青:ワットバランス法と呼ばれる電気的な方法でカナダ、米国、フランスが測定した値。
黄:これら八つのデータの重みづけ平均からCODATAが決定したプランク定数の特別調整値。
エラーバーは標準不確かさを表します。

新しい定義がもたらすもの

キログラムの定義改定がもたらす最も大きな恩恵は、パリ近郊の国際度量衡局(BIPM)に保管されている国際原器に頼ることなく、技術さえあれば誰もがプランク定数に基づいて質量の基準を持つことができるようになるということです。これは長さの定義がメートル原器から光の速さに置き換えられ、光の周波数さえ測ることができれば、誰もが長さの基準を持つことができるようになったのと同じです。

また、これまでの定義で測定できる最小質量は1µg(マイクログラム:100万分の1グラム)程度が限界でした。新しい定義では分銅に頼る必要がないので、プランク定数と比較することができる新しい計測技術さえ開発すれば、さらに小さい領域の質量を測ることが可能になります。

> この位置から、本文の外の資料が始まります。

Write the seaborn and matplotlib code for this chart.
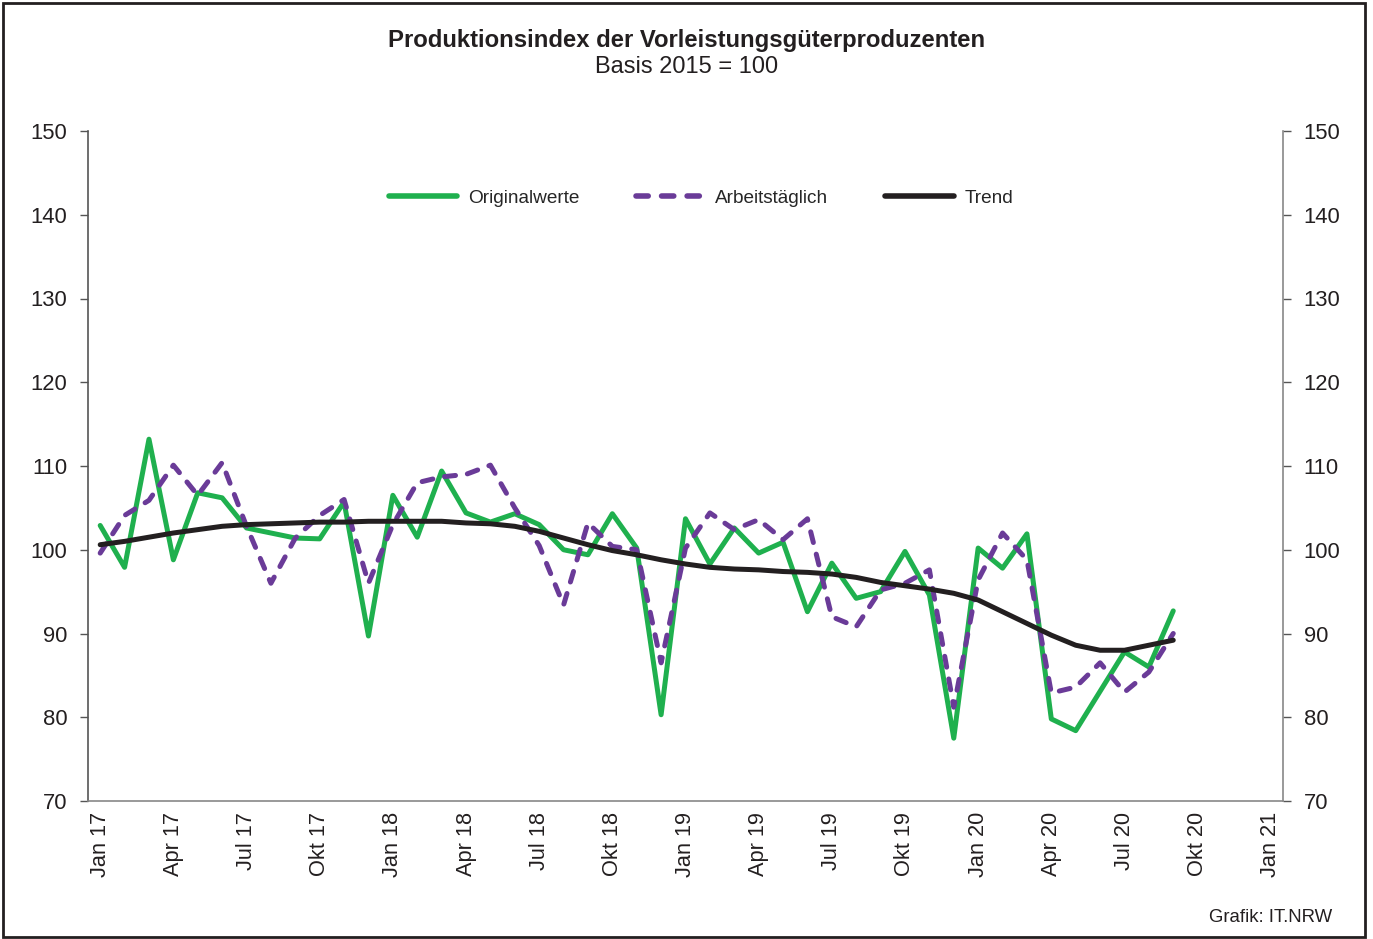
import pandas as pd
import seaborn as sns
import matplotlib.pyplot as plt
from matplotlib.patches import Rectangle

# monthly values Jan 17 .. Sep 20
original = [102.9, 97.9, 113.2, 98.8, 106.8, 106.2, 102.6, 102.0, 101.4, 101.3, 105.7, 89.7,
            106.5, 101.5, 109.4, 104.4, 103.3, 104.3, 103.0, 100.0, 99.4, 104.3, 100.2, 80.3,
            103.7, 98.3, 102.6, 99.6, 100.9, 92.6, 98.4, 94.2, 95.0, 99.8, 94.6, 77.5,
            100.2, 97.8, 101.9, 79.8, 78.4, 83.1, 87.8, 86.0, 92.7]
arbeitstaeglich = [99.6, 104.1, 105.9, 110.1, 106.5, 110.4, 102.8, 96.0, 101.4, 104.1, 106.0, 96.0,
                   103.0, 108.0, 108.7, 109.0, 110.1, 105.0, 100.5, 93.4, 103.2, 100.4, 100.0, 86.5,
                   100.2, 104.4, 102.4, 103.6, 101.2, 103.7, 92.0, 90.8, 95.2, 96.0, 97.6, 81.2,
                   96.4, 102.0, 98.8, 82.9, 83.6, 86.5, 83.0, 85.4, 90.0]
trend = [100.6, 101.0, 101.5, 102.0, 102.4, 102.8, 103.0, 103.1, 103.2, 103.3, 103.3, 103.4,
         103.4, 103.4, 103.4, 103.2, 103.1, 102.8, 102.2, 101.4, 100.6, 99.9, 99.4, 98.8,
         98.3, 97.9, 97.7, 97.6, 97.4, 97.3, 97.1, 96.7, 96.1, 95.7, 95.3, 94.8,
         94.0, 92.6, 91.2, 89.8, 88.6, 88.0, 88.0, 88.6, 89.2]
tick_labels = ["Jan 17", "Apr 17", "Jul 17", "Okt 17", "Jan 18", "Apr 18", "Jul 18", "Okt 18",
               "Jan 19", "Apr 19", "Jul 19", "Okt 19", "Jan 20", "Apr 20", "Jul 20", "Okt 20", "Jan 21"]

df = pd.DataFrame({
    "Monat": range(len(original)),
    "Originalwerte": original,
    "Arbeitstäglich": arbeitstaeglich,
    "Trend": trend,
})

sns.set_style("white")
plt.rcParams['font.family'] = ['Liberation Sans', 'DejaVu Sans']

fig = plt.figure(figsize=(13.73, 9.39), dpi=100)
ax = fig.add_axes([88 / 1373, 1 - 801 / 939, (1283 - 88) / 1373, 670 / 939])

green = "#1fb04e"
purple = "#6a3b98"
black = "#231f20"

sns.lineplot(data=df, x="Monat", y="Originalwerte", ax=ax, color=green, linewidth=3.6,
             label="Originalwerte")
sns.lineplot(data=df, x="Monat", y="Arbeitstäglich", ax=ax, color=purple, linewidth=3.6,
             label="Arbeitstäglich")
ax.lines[-1].set_dashes((2.2, 2.4))
ax.lines[-1].set_dash_capstyle("round")
sns.lineplot(data=df, x="Monat", y="Trend", ax=ax, color=black, linewidth=3.6, label="Trend")

ax.set_xlim(-0.5, 48.5)
ax.set_ylim(70, 150)
ax.set_xticks(range(0, 49, 3))
ax.set_xticklabels(tick_labels, rotation=90, fontsize=15.7, color="#231f20")
ax.set_yticks(range(70, 151, 10))
ax.set_xlabel("")
ax.set_ylabel("")
ax.tick_params(axis="x", length=0, pad=8)
ax.tick_params(axis="y", which="both", left=True, right=True, labelleft=True, labelright=True,
               direction="out", length=6, width=1, color="#555555", labelsize=15.8,
               labelcolor="#231f20", pad=9)

for side in ["left", "right", "bottom"]:
    ax.spines[side].set_visible(True)
ax.spines["top"].set_visible(False)
ax.spines["left"].set_color("#555555")
ax.spines["right"].set_color("#888888")
ax.spines["bottom"].set_color("#888888")
for side in ["left", "right", "bottom"]:
    ax.spines[side].set_linewidth(1.2)

leg = ax.legend(loc="center", bbox_to_anchor=(0.513, 0.9), ncol=3, frameon=False, fontsize=13.7,
                handlelength=3.6, columnspacing=3.0, handletextpad=0.55)
for line in leg.get_lines():
    line.set_linewidth(4)

fig.text(0.5, 1 - 40 / 939, "Produktionsindex der Vorleistungsgüterproduzenten", ha="center",
         va="center", fontsize=17.2, fontweight="bold", color="#231f20")
fig.text(0.5, 1 - 67 / 939, "Basis 2015 = 100", ha="center", va="center", fontsize=17,
         color="#231f20")
fig.text(1332 / 1373, 1 - 917 / 939, "Grafik: IT.NRW", ha="right", va="center", fontsize=13.4,
         color="#231f20")

fig.patches.append(Rectangle((3 / 1373, 2 / 939), 1362 / 1373, 934 / 939, transform=fig.transFigure,
                             fill=False, edgecolor="#231f20", linewidth=2))

fig.savefig("out.png", dpi=100)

このような新しい計測技術の開発にも産総研は既に取り組んでいます。このような計測技術は例えば新薬の開発や環境中の微粒子の計測、インクジェット技術、半導体デバイスの質量計測などを通じて、バイオテクノロジーやナノテクノジーなどに広く貢献するものと期待されています。

このような単位の進化には長い時間がかかりますが、約半世紀にわたる研究者の夢がようやく結実し、キログラムの定義改定が130年ぶりに実現しました。